Find respite from the downtown bacchanalia at the Parrot Key Hotel, which reopened in January following a meticulous post-hurricane rebuild. The entire property breathes Old Key West charm. Walkways edged with white picket fences wind through tropical gardens past hidden swimming pools and quaint, two-story clapboard bungalows. Bright blue Adirondack chairs sit on covered porches, hammocks swing beneath shady palms, and ceiling fans spin lazily overhead at Grove, the resort’s new open-air restaurant. Parrot Key’s complimentary shuttle delivers guests throughout the day to either a private beach club at Smather’s Beach or to the heart of Old Town. For a DIY adventure, a fleet of single-speed beach cruisers invites exploration.

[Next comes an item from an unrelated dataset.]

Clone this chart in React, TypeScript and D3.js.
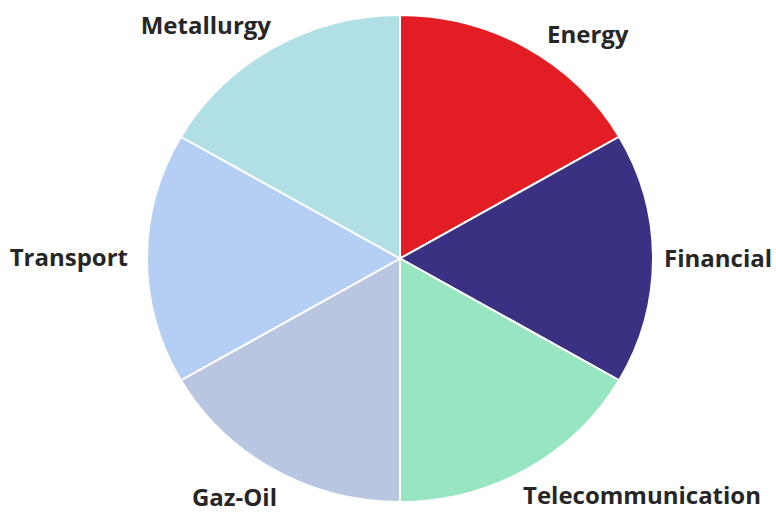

At four miles long and two miles wide, Key West is made for biking. Pedal through dappled sunlight along Whitehead Street to the Ernest Hemingway Home and Museum. Inside, passionate docents supply a glimpse into the profound yet tragic genius of one of the Lost Generation’s most colorful characters. Pay further tribute to Papa at the Hemingway Rum Company, which produces the award-winning Papa’s Pilar, named for the author’s beloved fishing boat. The company’s flagship headquarters, housed in a former tobacco warehouse, is part distillery, part tasting room, and part museum. Find a spot at the bar and sample delicious, dark and blonde Solera-blended rums amidst all variety of Hemingway-themed ephemera.
When the sun starts to set, climb aboard Danger Charters’ elegant, three-masted schooner for a wine tasting sail that offers a polished alternative to the nightly circus — think fire juggling acrobats and hoop jumping cats — at Mallory Square. Or take a quick jaunt on the private ferry to Sunset Key for a gastronomical adventure overlooking the Gulf of Mexico at Latitudes, the signature restaurant at Sunset Key Cottages. Though you’ll dine by the light of tiki torches with your toes in the sand, executive chef Jerry Crocker works culinary magic on local seafood like yellowtail, grouper, and cobia. Innovative cocktails, crisp white tablecloths, and dreamy island views round out a memorable evening.